|
From: Nirmal S. <sha...@gm...> - 2014-02-01 19:13:39
|
My query uses aggregates and joins and it looks like this :
Select
Sum(...),
Sum(..),
Avg(..),
...
....
..
From tableA a inner join tableB on a.col1 =b.col1
Inner join tableC on a.col1=c.col1
All the 3 tables are distributed on hash(col1) .
I have 1 coordinator , 6 nodes, 1 GTM.
When I run this query , it takes total 23 sec.
But when I run the same query on each and individual nodes then it takes 4 sec on each and every nodes.

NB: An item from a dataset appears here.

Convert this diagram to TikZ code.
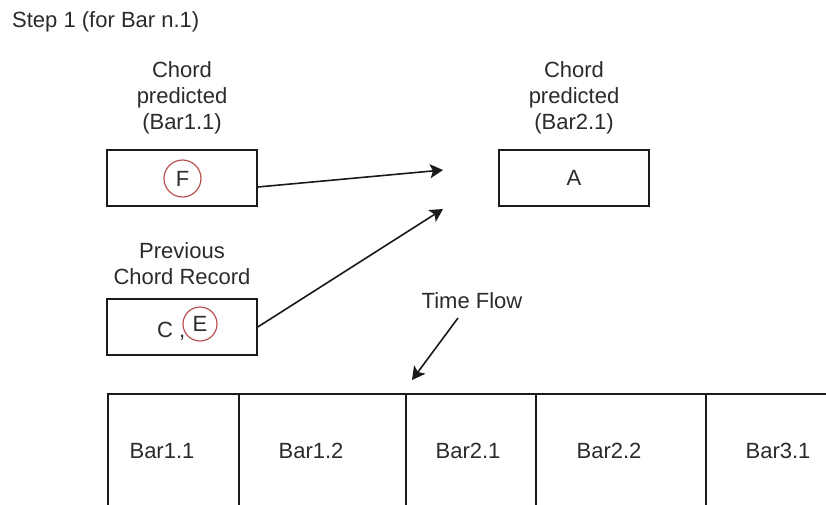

So since it's cluster , it should ideally take 4 sec + some overhead time to combine data from each node on coordinator ( max 2 more sec) but I don't understand why it is taking 23 sec when runs from coordinator.
Nirmal
Sent from my iPad
> On Feb 1, 2014, at 11:02 AM, Mason Sharp <ms...@tr...> wrote:
>
>
>> On Sat, Feb 1, 2014 at 11:46 AM, Nirmal <sha...@gm...> wrote:
>> Hi Koichi,
>>
>> My tables are not replicated. They all are distributed the way you explained.
>> For example, total record in one table is 600000 and i have 6 nodes so each and every node has got 100000 records.
>>
>> Now the issue is that when I am running my query directly on data node it comes up in 5 sec and it is taking the same time on each and every node so it should take the same time if i run the query through coordinator but somehow instead on 5sec it's taking 22 sec. So somehow the query execution on nodes are happening correctly but data movement from nodes to coordinator is taking a lot of time.
>
>
>> Please advise.
>
> What does your query look like? A single table? A join? Using aggregates?
>
> Thanks,
>
> Mason
>
|